Personality tests are “growing like wildfire,” said Josh Bersin, president and CEO of Bersin & Associates, an Oakland, Calif., research firm. The employment assessment market overall is worth about $2 billion, up 15 percent from last year, he said.

About one-third of employers use testing for hiring and promotions, according to Development Dimensions International, a talent management firm. A Society for Human Resources Managements poll in 2005, the most recent data available, found that 23 percent of surveyed organizations used "online, minimum qualifications screening questionnaires, questions that may knock candidates out of the recruiting process.”

Bersin estimated that this kind of pre-hire testing has been growing by as much as 20 percent annually in the past few years, driven in part by high unemployment. Industries that are flooded with resumes such as retail, food service and hospitality are among the ones that use such tests most often, he said.

While such tests have been around for years, how they impact job seekers with disabilities, in particular, is a “gray area,” he noted. “A lot of work has been done over the years on how personality tests impact gender, race or age bias, but I don’t know if anyone has done enough research yet on mental disabilities.”

Bersin, whose son has attention-deficient disorder, said “the medical community is starting to redefine what these diagnoses are, and the laws may not have caught up.”

What makes personality tests given before a job offer so different and potentially more problematic is the fact that employers are legally more restricted on what they can ask before offering a position to a candidate.

Once an offer is made, however, a hiring manager can give the job candidate a test with disability-related questions or ask them to take a medical exam, said Jeanne Goldberg, a senior attorney advisor at the Equal Employment Opportunity Commission.

However, a job offer can only be rescinded "if the information reveals a person’s not qualified for the job, or poses a direct threat to safety,” she said.

Clearly, personality tests as a whole are not illegal and will likely remain part of the pre-employment landscape.

No matter how much job seekers dislike such assessments, they often will have to relent and take the tests or risk losing a job opportunity.

As for online applications, an applicant “could choose to answer the questions and then challenge them at some point” if indeed they feel the questions were disability related, said Chris Kuczynski, director of the ADA/GINA Policy Division at the Equal Employment Opportunity Commission.

Unfortunately, figuring that out isn’t easy.

For example, the online application for McDonald’s includes 35 questions for job seekers, and they range from the very job-specific to more general questions.

Here’s a sampling:

  • While you are on break, a customer spills a large drink in a busy area of the restaurant.
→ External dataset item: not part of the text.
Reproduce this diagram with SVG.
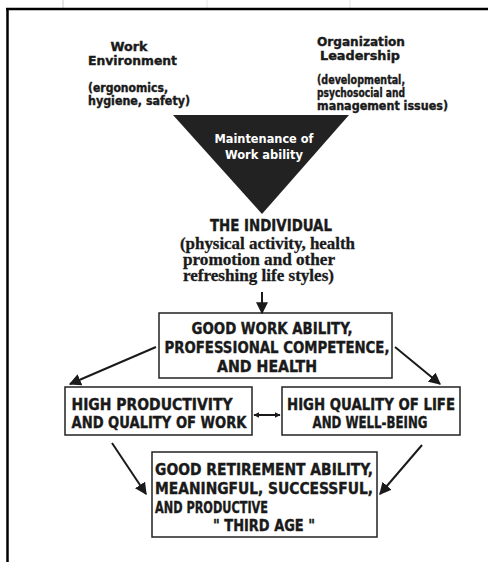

Cleaning the floors is the job of another team member, but he is taking a customer's order. What would you do?
  • I am sometimes unkind to others.
  • I often lose my patience with others.
  • I dislike having several things to do on the same day.

The EEOC’s Goldberg said she didn’t see how answering the non-job related question would be deemed disability-related inquiries, which means they are permissible.

Indeed, employers can ask questions to see if your personality will do well in certain types of jobs, said Deniz Ones, a professor of psychology at the University of Minnesota who has studied such assessments.

“Any test worth its salt, it should not and will not disqualify individuals disproportionately who have mental disorders and emotional problems,” she said.

The ACLU’s Brown disagreed.

“A lot of these standardized testing procedures are weeding devices and ones without any meaning,” he said. “I generally have an aversion to any types of standardized tests promoting a panacea that doesn’t exist. Employers are always looking for the magic test.”

In the end, he said, people have to decide if these are the types of companies they want to work for.